Goal: Carry none of the pictures over; set down the material below exactly.
□ □ □ □
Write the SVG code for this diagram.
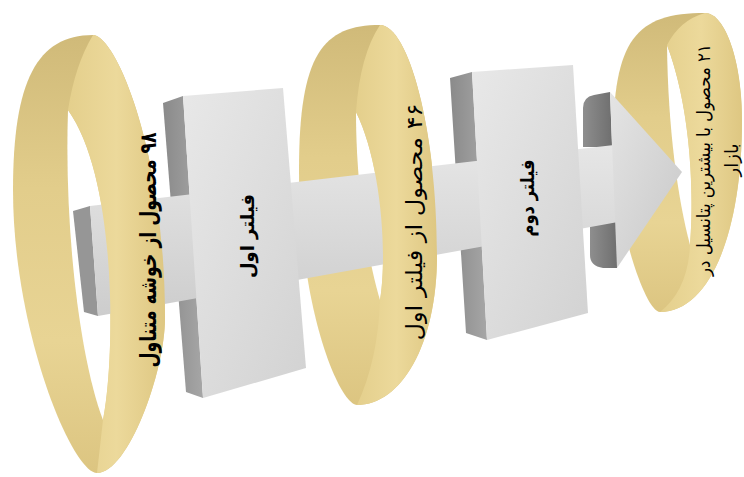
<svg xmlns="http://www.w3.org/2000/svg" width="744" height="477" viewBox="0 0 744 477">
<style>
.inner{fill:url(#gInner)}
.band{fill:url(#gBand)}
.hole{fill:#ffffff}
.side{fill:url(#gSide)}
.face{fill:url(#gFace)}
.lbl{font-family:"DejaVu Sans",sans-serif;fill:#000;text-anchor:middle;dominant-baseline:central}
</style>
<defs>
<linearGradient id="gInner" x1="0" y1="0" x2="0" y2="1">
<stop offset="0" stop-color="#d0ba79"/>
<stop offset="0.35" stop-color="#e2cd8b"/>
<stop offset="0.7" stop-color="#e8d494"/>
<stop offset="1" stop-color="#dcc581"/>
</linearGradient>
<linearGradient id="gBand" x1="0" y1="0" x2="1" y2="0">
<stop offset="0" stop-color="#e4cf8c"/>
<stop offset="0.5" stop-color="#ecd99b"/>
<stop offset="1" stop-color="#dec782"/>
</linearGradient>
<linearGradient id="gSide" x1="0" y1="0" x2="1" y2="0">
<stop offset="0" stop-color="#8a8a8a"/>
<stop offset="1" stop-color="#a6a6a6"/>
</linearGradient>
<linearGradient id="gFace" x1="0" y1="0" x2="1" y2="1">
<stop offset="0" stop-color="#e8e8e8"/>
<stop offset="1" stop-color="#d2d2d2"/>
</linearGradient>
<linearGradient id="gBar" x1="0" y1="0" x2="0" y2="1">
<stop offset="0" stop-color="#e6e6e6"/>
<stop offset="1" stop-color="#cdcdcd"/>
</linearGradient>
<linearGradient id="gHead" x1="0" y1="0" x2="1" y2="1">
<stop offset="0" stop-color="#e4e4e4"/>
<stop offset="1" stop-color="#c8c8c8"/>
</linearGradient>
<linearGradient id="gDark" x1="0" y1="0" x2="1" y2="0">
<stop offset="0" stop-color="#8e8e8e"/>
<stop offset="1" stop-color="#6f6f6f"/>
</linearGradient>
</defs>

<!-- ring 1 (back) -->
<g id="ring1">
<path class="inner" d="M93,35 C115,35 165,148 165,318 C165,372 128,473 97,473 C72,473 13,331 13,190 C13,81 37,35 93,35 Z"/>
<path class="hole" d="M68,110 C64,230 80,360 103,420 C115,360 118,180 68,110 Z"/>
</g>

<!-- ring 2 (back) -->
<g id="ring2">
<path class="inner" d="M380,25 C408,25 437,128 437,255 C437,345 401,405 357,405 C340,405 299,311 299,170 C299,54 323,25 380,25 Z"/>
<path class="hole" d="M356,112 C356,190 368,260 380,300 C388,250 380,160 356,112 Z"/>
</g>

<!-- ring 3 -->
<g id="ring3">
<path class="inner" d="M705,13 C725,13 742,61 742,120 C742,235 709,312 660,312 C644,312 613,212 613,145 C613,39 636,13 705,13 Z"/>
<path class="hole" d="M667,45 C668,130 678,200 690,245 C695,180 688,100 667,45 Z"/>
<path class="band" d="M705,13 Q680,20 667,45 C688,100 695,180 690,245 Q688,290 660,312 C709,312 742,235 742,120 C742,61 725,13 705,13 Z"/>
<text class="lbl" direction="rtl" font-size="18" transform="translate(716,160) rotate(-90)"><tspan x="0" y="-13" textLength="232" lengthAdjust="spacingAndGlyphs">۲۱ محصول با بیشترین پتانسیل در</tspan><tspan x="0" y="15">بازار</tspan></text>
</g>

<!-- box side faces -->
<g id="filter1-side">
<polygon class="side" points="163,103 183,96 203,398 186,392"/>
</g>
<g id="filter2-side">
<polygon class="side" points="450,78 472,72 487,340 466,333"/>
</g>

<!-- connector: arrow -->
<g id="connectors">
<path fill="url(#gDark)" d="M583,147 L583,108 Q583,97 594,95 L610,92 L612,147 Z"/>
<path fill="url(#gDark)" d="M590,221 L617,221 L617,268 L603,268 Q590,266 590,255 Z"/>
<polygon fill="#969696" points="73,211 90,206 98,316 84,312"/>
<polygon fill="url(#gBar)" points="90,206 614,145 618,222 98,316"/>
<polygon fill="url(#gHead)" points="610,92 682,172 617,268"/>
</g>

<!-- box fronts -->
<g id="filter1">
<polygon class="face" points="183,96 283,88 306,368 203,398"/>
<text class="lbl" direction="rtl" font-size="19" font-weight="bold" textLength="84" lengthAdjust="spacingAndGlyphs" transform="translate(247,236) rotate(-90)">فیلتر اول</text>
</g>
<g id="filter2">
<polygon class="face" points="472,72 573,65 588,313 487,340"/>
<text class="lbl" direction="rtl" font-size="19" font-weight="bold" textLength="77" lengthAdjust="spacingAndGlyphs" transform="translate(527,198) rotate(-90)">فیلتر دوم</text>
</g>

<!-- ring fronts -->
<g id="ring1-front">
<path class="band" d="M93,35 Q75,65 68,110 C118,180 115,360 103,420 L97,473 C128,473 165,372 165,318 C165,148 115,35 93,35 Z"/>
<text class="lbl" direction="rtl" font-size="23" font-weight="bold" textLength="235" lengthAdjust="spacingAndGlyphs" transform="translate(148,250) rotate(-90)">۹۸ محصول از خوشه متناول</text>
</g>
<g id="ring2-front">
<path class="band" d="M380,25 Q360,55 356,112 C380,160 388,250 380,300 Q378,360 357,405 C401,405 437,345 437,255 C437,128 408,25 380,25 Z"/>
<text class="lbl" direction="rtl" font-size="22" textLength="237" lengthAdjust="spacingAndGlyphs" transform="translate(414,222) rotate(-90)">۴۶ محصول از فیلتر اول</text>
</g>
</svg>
□ □ □ □
Reply:
Write the SVG code for this diagram.
<svg xmlns="http://www.w3.org/2000/svg" width="744" height="477" viewBox="0 0 744 477">
<style>
.inner{fill:url(#gInner)}
.band{fill:url(#gBand)}
.hole{fill:#ffffff}
.side{fill:url(#gSide)}
.face{fill:url(#gFace)}
.lbl{font-family:"DejaVu Sans",sans-serif;fill:#000;text-anchor:middle;dominant-baseline:central}
</style>
<defs>
<linearGradient id="gInner" x1="0" y1="0" x2="0" y2="1">
<stop offset="0" stop-color="#d0ba79"/>
<stop offset="0.35" stop-color="#e2cd8b"/>
<stop offset="0.7" stop-color="#e8d494"/>
<stop offset="1" stop-color="#dcc581"/>
</linearGradient>
<linearGradient id="gBand" x1="0" y1="0" x2="1" y2="0">
<stop offset="0" stop-color="#e4cf8c"/>
<stop offset="0.5" stop-color="#ecd99b"/>
<stop offset="1" stop-color="#dec782"/>
</linearGradient>
<linearGradient id="gSide" x1="0" y1="0" x2="1" y2="0">
<stop offset="0" stop-color="#8a8a8a"/>
<stop offset="1" stop-color="#a6a6a6"/>
</linearGradient>
<linearGradient id="gFace" x1="0" y1="0" x2="1" y2="1">
<stop offset="0" stop-color="#e8e8e8"/>
<stop offset="1" stop-color="#d2d2d2"/>
</linearGradient>
<linearGradient id="gBar" x1="0" y1="0" x2="0" y2="1">
<stop offset="0" stop-color="#e6e6e6"/>
<stop offset="1" stop-color="#cdcdcd"/>
</linearGradient>
<linearGradient id="gHead" x1="0" y1="0" x2="1" y2="1">
<stop offset="0" stop-color="#e4e4e4"/>
<stop offset="1" stop-color="#c8c8c8"/>
</linearGradient>
<linearGradient id="gDark" x1="0" y1="0" x2="1" y2="0">
<stop offset="0" stop-color="#8e8e8e"/>
<stop offset="1" stop-color="#6f6f6f"/>
</linearGradient>
</defs>

<!-- ring 1 (back) -->
<g id="ring1">
<path class="inner" d="M93,35 C115,35 165,148 165,318 C165,372 128,473 97,473 C72,473 13,331 13,190 C13,81 37,35 93,35 Z"/>
<path class="hole" d="M68,110 C64,230 80,360 103,420 C115,360 118,180 68,110 Z"/>
</g>

<!-- ring 2 (back) -->
<g id="ring2">
<path class="inner" d="M380,25 C408,25 437,128 437,255 C437,345 401,405 357,405 C340,405 299,311 299,170 C299,54 323,25 380,25 Z"/>
<path class="hole" d="M356,112 C356,190 368,260 380,300 C388,250 380,160 356,112 Z"/>
</g>

<!-- ring 3 -->
<g id="ring3">
<path class="inner" d="M705,13 C725,13 742,61 742,120 C742,235 709,312 660,312 C644,312 613,212 613,145 C613,39 636,13 705,13 Z"/>
<path class="hole" d="M667,45 C668,130 678,200 690,245 C695,180 688,100 667,45 Z"/>
<path class="band" d="M705,13 Q680,20 667,45 C688,100 695,180 690,245 Q688,290 660,312 C709,312 742,235 742,120 C742,61 725,13 705,13 Z"/>
<text class="lbl" direction="rtl" font-size="18" transform="translate(716,160) rotate(-90)"><tspan x="0" y="-13" textLength="232" lengthAdjust="spacingAndGlyphs">۲۱ محصول با بیشترین پتانسیل در</tspan><tspan x="0" y="15">بازار</tspan></text>
</g>

<!-- box side faces -->
<g id="filter1-side">
<polygon class="side" points="163,103 183,96 203,398 186,392"/>
</g>
<g id="filter2-side">
<polygon class="side" points="450,78 472,72 487,340 466,333"/>
</g>

<!-- connector: arrow -->
<g id="connectors">
<path fill="url(#gDark)" d="M583,147 L583,108 Q583,97 594,95 L610,92 L612,147 Z"/>
<path fill="url(#gDark)" d="M590,221 L617,221 L617,268 L603,268 Q590,266 590,255 Z"/>
<polygon fill="#969696" points="73,211 90,206 98,316 84,312"/>
<polygon fill="url(#gBar)" points="90,206 614,145 618,222 98,316"/>
<polygon fill="url(#gHead)" points="610,92 682,172 617,268"/>
</g>

<!-- box fronts -->
<g id="filter1">
<polygon class="face" points="183,96 283,88 306,368 203,398"/>
<text class="lbl" direction="rtl" font-size="19" font-weight="bold" textLength="84" lengthAdjust="spacingAndGlyphs" transform="translate(247,236) rotate(-90)">فیلتر اول</text>
</g>
<g id="filter2">
<polygon class="face" points="472,72 573,65 588,313 487,340"/>
<text class="lbl" direction="rtl" font-size="19" font-weight="bold" textLength="77" lengthAdjust="spacingAndGlyphs" transform="translate(527,198) rotate(-90)">فیلتر دوم</text>
</g>

<!-- ring fronts -->
<g id="ring1-front">
<path class="band" d="M93,35 Q75,65 68,110 C118,180 115,360 103,420 L97,473 C128,473 165,372 165,318 C165,148 115,35 93,35 Z"/>
<text class="lbl" direction="rtl" font-size="23" font-weight="bold" textLength="235" lengthAdjust="spacingAndGlyphs" transform="translate(148,250) rotate(-90)">۹۸ محصول از خوشه متناول</text>
</g>
<g id="ring2-front">
<path class="band" d="M380,25 Q360,55 356,112 C380,160 388,250 380,300 Q378,360 357,405 C401,405 437,345 437,255 C437,128 408,25 380,25 Z"/>
<text class="lbl" direction="rtl" font-size="22" textLength="237" lengthAdjust="spacingAndGlyphs" transform="translate(414,222) rotate(-90)">۴۶ محصول از فیلتر اول</text>
</g>
</svg>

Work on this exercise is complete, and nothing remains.